Прежде всего мне надлежало воспитать в моем ученике охоту к серьезным занятиям и пробудить любовь к науке, пользуясь его живою восприимчивостью и пытливым умом, но так, чтобы с первого же разу не причинить ни малейшего насилия этим способностям скукою и чересчур напряженным трудом, как это обыкновенно бывает с начинающими учиться, когда насильно таскают их по томительным мытарствам элементарного учебника. Оставив теорию в стороне, я избрал метод практический, и тем более потому, что он вполне согласовался с предметами моих уроков, с родным языком и отечественною историею, которая в общих чертах была уже несколько знакома Михаилу Львовичу. Сверх того, он уже не только умел разбирать церковную грамоту, но и достаточно понимал церковнославянский язык, потому что в набожной фамилии барона Льва Карловича Священное Писание и богослужебные книги далеко не были в забросе, как бывают они у других сплошь да рядом. Проживая летом в Мещерском, его старшие дочери, владея хорошими голосами, любили петь на клиросе, а для басов и теноров приезжали из ближайшего соседства молодые князья Оболенские. Когда подросла Елена Львовна, у нее оказался великолепный контральто, который мог бы произвести эффект на любом концерте. Иногда и звонкий дискант Михаила Львовича раздавался в этом семейном хоре. Кто-нибудь из певцов за церковной службой читал Апостола, а Екатерина Львовна - шестопсалмие.

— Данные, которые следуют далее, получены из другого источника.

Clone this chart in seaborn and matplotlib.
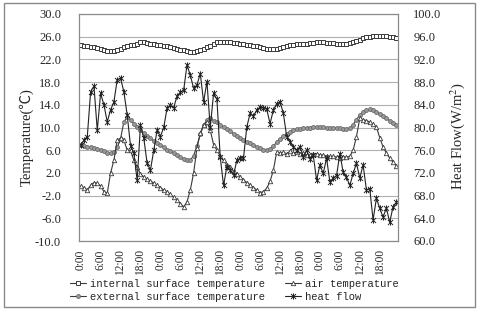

Положив в основу наших занятий чтение и рассказ или письменное изложение прочитанного, я соединил вместе уроки истории с изучением языка, слога и литературы, разумеется, придерживаясь для себя некоторой системы в постепенном ознакомлении моего ученика с каждым из этих разнородных предметов и не обременяя его внимания излишними подробностями. Впрочем, он сам помогал мне в этом деле, облегчая его. а часто и направляя своими пытливыми вопросами, и таким образом наше, так сказать, толковое чтение иногда незаметно переходило в серьезную беседу о какой-нибудь вычитанной нами подробности. Чтобы неослабно поддерживать и возбуждать его любознательность, я должен был сколько возможно делать свои уроки ему приятными, и для этой цели я ничего лучше не умел придумать, как занимательное и вместе поучительное чтение: а когда он втянулся в него и приохотился, случалось, что в выборе книг и статей я согласовывался с его желанием.